Adapting SAM 2 for Visual Object Tracking: 1st Place Solution for MMVPR Challenge Multi-Modal Tracking
Cheng-Yen Yang, Hsiang-Wei Huang, Pyong-Kun Kim, Chien-Kai Kuo, Jui-Wei Chang, Kwang-Ju Kim, Chung-I Huang, Jenq-Neng Hwang
TL;DR
The paper addresses robust Visual Object Tracking under occlusion, motion blur, and appearance changes by adapting the Segment Anything Model 2 (SAM2) for VOT. It leverages SAM2's memory-driven video segmentation to derive frame-wise bounding boxes and introduces backward tracking and tracklet interpolation to improve stability.
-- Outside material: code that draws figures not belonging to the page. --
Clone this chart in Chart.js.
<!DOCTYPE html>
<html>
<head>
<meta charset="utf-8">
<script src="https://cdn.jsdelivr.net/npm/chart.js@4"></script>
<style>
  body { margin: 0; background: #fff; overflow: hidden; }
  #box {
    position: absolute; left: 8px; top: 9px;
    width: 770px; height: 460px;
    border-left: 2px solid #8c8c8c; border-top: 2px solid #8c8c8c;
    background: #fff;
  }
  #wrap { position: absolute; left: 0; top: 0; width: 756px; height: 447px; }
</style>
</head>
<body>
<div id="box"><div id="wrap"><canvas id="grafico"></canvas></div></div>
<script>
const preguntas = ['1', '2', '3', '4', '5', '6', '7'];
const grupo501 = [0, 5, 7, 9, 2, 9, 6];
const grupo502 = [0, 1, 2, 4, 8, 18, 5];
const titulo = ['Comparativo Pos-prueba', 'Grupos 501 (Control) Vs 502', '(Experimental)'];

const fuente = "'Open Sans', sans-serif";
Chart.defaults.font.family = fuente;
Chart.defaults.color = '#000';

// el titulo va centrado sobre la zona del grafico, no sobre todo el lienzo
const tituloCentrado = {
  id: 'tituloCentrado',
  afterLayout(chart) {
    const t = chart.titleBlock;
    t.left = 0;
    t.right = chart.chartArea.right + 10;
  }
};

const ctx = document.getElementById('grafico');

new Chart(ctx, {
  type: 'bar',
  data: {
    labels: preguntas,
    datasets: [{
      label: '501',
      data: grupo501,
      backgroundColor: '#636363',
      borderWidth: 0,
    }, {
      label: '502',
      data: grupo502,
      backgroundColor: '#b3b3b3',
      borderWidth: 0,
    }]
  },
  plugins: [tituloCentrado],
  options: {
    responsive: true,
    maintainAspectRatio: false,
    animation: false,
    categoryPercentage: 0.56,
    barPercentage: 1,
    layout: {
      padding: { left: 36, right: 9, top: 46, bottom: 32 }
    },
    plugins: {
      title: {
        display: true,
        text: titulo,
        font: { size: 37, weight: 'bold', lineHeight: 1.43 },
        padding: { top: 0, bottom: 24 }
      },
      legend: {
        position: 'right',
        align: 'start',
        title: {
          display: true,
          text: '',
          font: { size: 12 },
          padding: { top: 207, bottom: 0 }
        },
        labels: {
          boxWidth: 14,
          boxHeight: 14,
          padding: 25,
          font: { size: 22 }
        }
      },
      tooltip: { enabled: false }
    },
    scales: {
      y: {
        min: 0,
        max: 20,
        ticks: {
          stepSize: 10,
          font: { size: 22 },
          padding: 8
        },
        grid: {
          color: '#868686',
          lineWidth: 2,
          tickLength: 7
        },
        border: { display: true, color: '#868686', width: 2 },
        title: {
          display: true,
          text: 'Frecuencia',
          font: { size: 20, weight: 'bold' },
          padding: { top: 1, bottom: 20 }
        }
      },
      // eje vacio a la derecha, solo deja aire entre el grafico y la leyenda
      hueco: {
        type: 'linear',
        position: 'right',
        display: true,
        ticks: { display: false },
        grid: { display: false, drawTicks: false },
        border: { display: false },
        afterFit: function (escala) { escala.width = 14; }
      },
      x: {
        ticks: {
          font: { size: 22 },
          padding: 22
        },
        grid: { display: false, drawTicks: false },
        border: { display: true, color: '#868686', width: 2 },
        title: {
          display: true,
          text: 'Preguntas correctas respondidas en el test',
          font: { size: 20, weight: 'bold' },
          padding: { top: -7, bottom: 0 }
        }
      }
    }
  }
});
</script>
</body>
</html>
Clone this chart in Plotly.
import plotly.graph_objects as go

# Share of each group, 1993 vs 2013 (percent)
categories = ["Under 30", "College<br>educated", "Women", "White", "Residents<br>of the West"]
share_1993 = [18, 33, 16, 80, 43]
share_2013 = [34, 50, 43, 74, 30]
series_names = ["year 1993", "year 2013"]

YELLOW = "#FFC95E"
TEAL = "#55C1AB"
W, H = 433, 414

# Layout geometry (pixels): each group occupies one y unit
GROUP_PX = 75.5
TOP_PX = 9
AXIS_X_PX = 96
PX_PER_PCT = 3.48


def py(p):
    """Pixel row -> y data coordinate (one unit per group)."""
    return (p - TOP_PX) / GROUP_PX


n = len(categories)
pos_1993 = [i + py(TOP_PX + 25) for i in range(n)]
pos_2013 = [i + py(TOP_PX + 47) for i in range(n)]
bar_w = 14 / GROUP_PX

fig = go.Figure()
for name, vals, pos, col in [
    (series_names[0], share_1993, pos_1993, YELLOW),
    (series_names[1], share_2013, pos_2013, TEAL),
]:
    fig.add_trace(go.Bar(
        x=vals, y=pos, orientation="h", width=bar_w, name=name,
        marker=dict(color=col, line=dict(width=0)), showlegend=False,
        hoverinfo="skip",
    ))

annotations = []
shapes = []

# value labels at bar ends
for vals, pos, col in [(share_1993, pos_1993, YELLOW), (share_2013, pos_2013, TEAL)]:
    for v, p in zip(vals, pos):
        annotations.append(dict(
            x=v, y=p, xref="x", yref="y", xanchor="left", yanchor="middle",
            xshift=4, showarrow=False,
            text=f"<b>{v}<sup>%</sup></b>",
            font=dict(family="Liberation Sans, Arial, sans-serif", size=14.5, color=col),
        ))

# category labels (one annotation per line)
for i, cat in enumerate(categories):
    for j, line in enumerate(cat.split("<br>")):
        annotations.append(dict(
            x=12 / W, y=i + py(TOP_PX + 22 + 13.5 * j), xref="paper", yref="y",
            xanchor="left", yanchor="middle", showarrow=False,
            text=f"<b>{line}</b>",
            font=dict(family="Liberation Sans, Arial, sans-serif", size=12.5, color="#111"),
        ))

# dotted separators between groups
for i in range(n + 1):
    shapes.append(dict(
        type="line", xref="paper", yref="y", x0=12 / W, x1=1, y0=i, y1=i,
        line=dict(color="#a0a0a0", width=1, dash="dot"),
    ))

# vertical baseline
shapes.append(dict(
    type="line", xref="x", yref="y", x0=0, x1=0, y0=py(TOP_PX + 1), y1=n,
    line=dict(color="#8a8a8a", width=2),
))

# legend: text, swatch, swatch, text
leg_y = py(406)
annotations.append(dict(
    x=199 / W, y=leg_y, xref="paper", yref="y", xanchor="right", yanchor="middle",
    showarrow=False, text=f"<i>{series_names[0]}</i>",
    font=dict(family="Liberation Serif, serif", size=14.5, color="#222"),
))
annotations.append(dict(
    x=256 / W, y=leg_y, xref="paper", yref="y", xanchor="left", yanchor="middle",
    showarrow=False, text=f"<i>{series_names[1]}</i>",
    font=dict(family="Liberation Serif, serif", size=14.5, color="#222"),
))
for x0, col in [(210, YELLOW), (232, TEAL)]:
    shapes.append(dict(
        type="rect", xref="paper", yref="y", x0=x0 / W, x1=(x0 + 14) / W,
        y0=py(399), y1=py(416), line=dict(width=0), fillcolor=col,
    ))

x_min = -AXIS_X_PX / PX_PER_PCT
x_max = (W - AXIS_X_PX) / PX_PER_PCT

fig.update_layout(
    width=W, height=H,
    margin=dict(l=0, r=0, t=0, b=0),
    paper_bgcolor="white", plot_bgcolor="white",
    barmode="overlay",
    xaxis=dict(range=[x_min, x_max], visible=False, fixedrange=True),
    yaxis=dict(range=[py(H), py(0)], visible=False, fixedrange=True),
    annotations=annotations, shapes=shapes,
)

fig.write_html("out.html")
The approach achieves a top result (AUC 89.4%) on the 2024 ICPR Multi-modal Tracking challenge, with RGB data providing the strongest signal among modalities. This work highlights how task-specific enhancements to high-quality segmentation models can substantially boost multi-modal VOT performance in practical scenarios.
Abstract
We present an effective approach for adapting the Segment Anything Model 2 (SAM2) to the Visual Object Tracking (VOT) task. Our method leverages the powerful pre-trained capabilities of SAM2 and incorporates several key techniques to enhance its performance in VOT applications. By combining SAM2 with our proposed optimizations, we achieved a first place AUC score of 89.4 on the 2024 ICPR Multi-modal Object Tracking challenge, demonstrating the effectiveness of our approach. This paper details our methodology, the specific enhancements made to SAM2, and a comprehensive analysis of our results in the context of VOT solutions along with the multi-modality aspect of the dataset.